— Your task —
Filter the entries below, keeping every line that has the word "matplotlib".

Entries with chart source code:
+++

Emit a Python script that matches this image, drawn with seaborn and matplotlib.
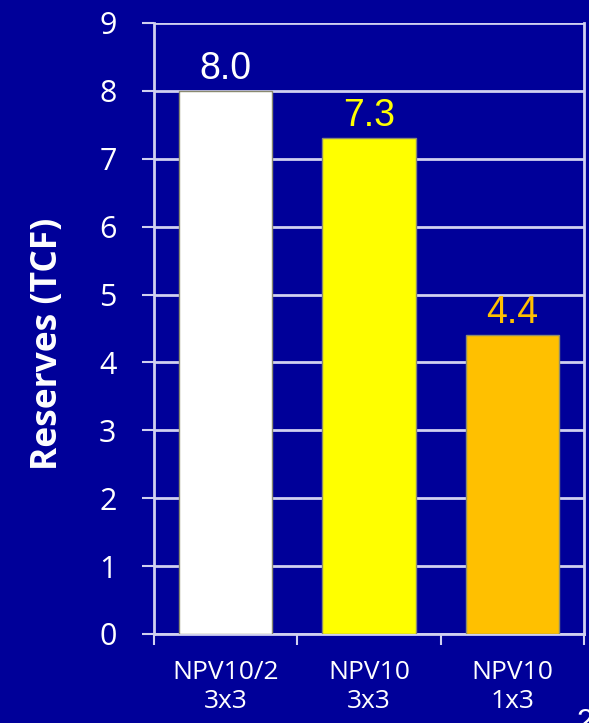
import matplotlib
matplotlib.use("Agg")
import matplotlib.pyplot as plt
import seaborn as sns
import pandas as pd
from matplotlib.ticker import FixedLocator

categories = ["NPV10/2\n3x3", "NPV10\n3x3", "NPV10\n1x3"]
values = [8.0, 7.3, 4.4]
value_labels = ["8.0", "7.3", "4.4"]
bar_colors = ["#FFFFFF", "#FFFF00", "#FFC000"]
label_colors = ["#FFFFFF", "#FFFF00", "#FFC000"]
y_ticks = list(range(0, 10))

BG = "#000099"
GRID = "#D0D0F0"

sns.set_theme(style="white")
plt.rcParams["font.family"] = ["Open Sans", "DejaVu Sans"]

df = pd.DataFrame({"cat": categories, "val": values})

fig = plt.figure(figsize=(5.89, 7.23), dpi=100, facecolor=BG)
ax = fig.add_axes([0.2615, 0.1231, 0.7300, 0.8451])
ax.set_facecolor(BG)

sns.barplot(data=df, x="cat", y="val", hue="cat", palette=bar_colors,
            saturation=1, width=0.65, edgecolor="#8A8A70", linewidth=1.0,
            legend=False, ax=ax, zorder=3)

ax.set_xlim(-0.5, 2.5)
ax.set_ylim(0, 9)
ax.set_yticks(y_ticks)
ax.yaxis.grid(True, color=GRID, linewidth=2.0, zorder=0)
ax.set_axisbelow(True)

ax.spines["top"].set_visible(False)
for s in ["left", "bottom", "right"]:
    ax.spines[s].set_visible(True)
    ax.spines[s].set_color(GRID)
    ax.spines[s].set_linewidth(2.0)

ax.tick_params(axis="y", colors=GRID, length=9, width=1.5, direction="out",
               pad=18, labelsize=22, labelcolor="white", left=True)
ax.tick_params(axis="x", which="major", length=0, pad=19, labelsize=19,
               labelcolor="white")
for t in ax.get_xticklabels():
    t.set_linespacing(1.2)
ax.xaxis.set_minor_locator(FixedLocator([-0.5, 0.5, 1.5, 2.5]))
ax.tick_params(axis="x", which="minor", bottom=True, length=8, width=1.5,
               color=GRID, direction="out")

ax.set_xlabel("")
ax.set_ylabel("Reserves (TCF)", fontsize=25.5, fontweight="bold", color="white")
ax.yaxis.set_label_coords(-0.204, 0.4746)

for i, (v, lab, c) in enumerate(zip(values, value_labels, label_colors)):
    ax.text(i, v + 0.06, lab, ha="center", va="bottom", fontsize=27,
            color=c, family="Liberation Sans", zorder=4)

fig.text(577 / 589, 1 - 708 / 723, "2", ha="left", va="top", fontsize=22,
         color="white", family="Liberation Sans")

fig.savefig("out.png", dpi=100, facecolor=BG)
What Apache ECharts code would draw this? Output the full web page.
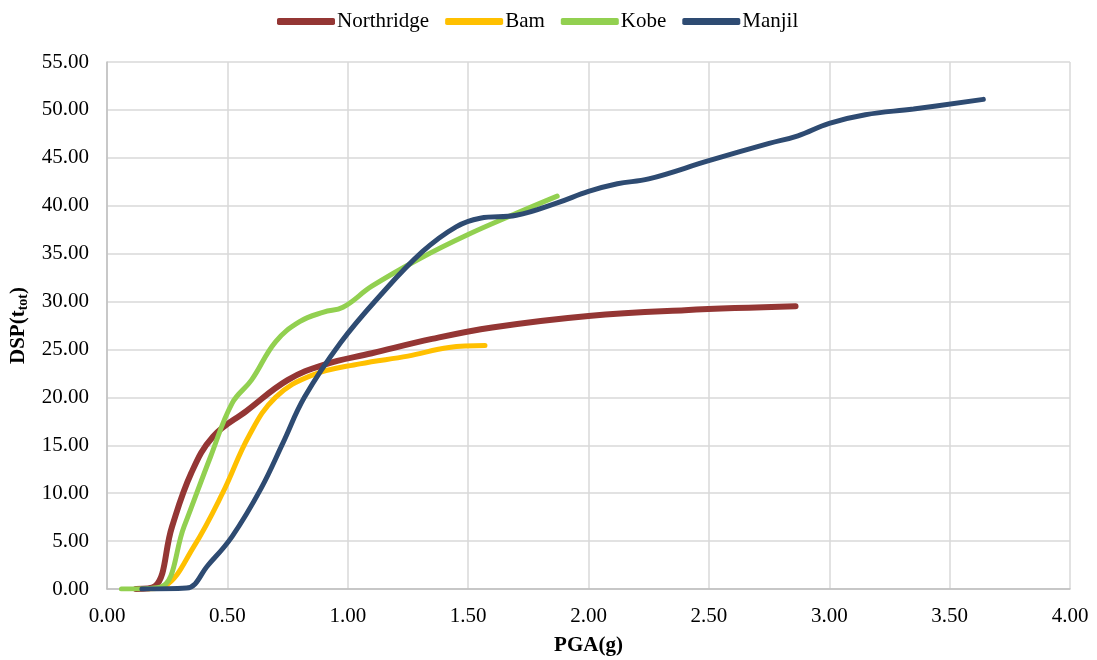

+++

— Answer in full —
Emit a Python script that matches this image, drawn with seaborn and matplotlib.
import matplotlib
matplotlib.use("Agg")
import matplotlib.pyplot as plt
from matplotlib.ticker import FixedLocator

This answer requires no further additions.